With that, India head coach Rahul Dravid ended his media conference on Monday.
Rohit Sharma's India have been in England for close to a week. They slipped in quietly, in batches, to the train in the quieter, and picturesque, environs in Arundel. Both teams arrived in London over the weekend, but the buzz was mostly about the FA Cup final, the train strikes, and a bit about England Bazballing Ireland at Lord's.
The media interactions with the Australian contingent over the past few days have been dominated by Ashes talk, and you wouldn't be far off the mark if you felt the WTC final was more of a warm-up for the marquee series of the English summer.
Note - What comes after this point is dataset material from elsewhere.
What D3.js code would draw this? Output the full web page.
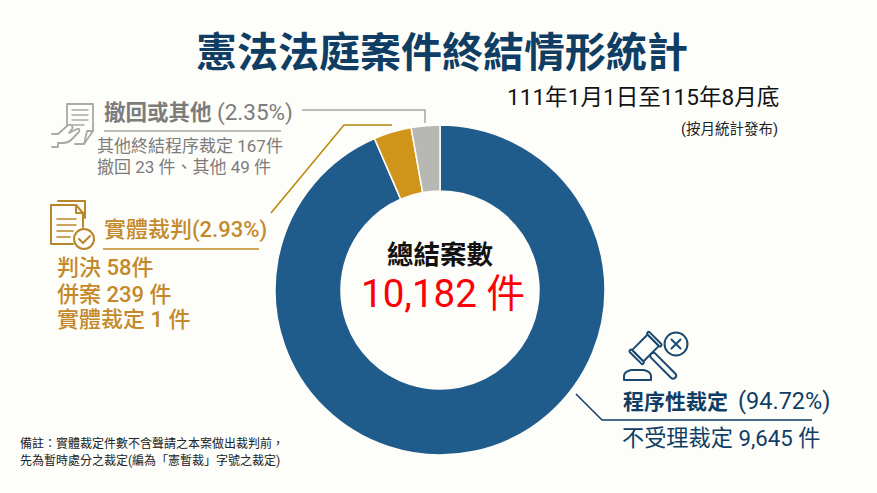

The Ashes has been a storied cricketing rivalry and the excitement is palpable, and understandable.
But Australia vs India has grown into one of the best cricketing contests in the last two decades. Australia captain Pat Cummins acknowledged that at an ICC event on Sunday, saying the one team that had "really troubled" Australia were India, who have now won the Border-Gavaskar Trophy on successive away tours.
Still, with warm temperatures forecast for the match, the longer boundaries at The Oval, which also has true bounce, has made pundits like Ricky Ponting and Wasim Akram believe Cummins' team has a slight edge.
India, though, are not worried.
"Test cricket faces unique challenges; it's a fantastic game which faces some challenges, which is not necessarily going to change [by] the result of one game"
Rahul Dravid, when asked if an Indian win in the WTC final will benefit Test cricket in the long run
"Look, whatever will happen will happen in those five days," Dravid said. "Anything that happens before or after doesn't really make a difference. Who is the favourite, who isn't, when two good teams with good players play, whichever team performs well over the five days will win. I have full hope that if we play good cricket - and we have the ability - we have the players that we can pick 20 wickets, we can score runs, I have full hope that we can win this."
Dravid also said India were not going into the match with the baggage of having not won a world title since MS Dhoni's team lifted the 2013 Champions Trophy, which was also in England. Since Rohit and Dravid took charge, India have featured in just the one men's T20 World Cup, in the 2022 edition in Australia, where they reached the semi-final.
"No, not at all," Dravid said when asked if India were feeling the pressure. "I mean, we don't feel any pressure in terms of trying to win an ICC trophy. Of course, it would be nice to do it. It's certainly nice to be able to win an ICC tournament. But also in the context of things, you look at this and you see this is the culmination of two years of work, it's a culmination of a lot of success that gets you here. So there's a lot of positives to take from that to see where you stand on the table, winning series in Australia, drawing series here, being very competitive everywhere that this team has played in the world over the last five or six years.
"Those are things that will never change just because you have or you don't have an ICC trophy. That's really the bigger picture. But, of course, it's nice to be able to lift any game of cricket you want to win. This happens to be a World Test Championship final and it would be nice to get on the right side of the result."
Dravid felt it would be stretching the point by attaching the significance of an Indian win in the WTC final to the long-term health of Test cricket, just like India's ODI World Cup wins in 1983 and 2007 had done for the exponential growth of the white-ball game.
"I don't think you can compare the two. That was a long time ago and they [ODIs and T20Is] still are the new formats of the game. Test cricket has been around a really long time and I'm not sure one match is going to transform things or change things drastically, irrespective of whichever way it goes," Dravid said. "Test cricket faces unique challenges; it's a fantastic game which faces some challenges, which is not necessarily going to change [by] the result of one game."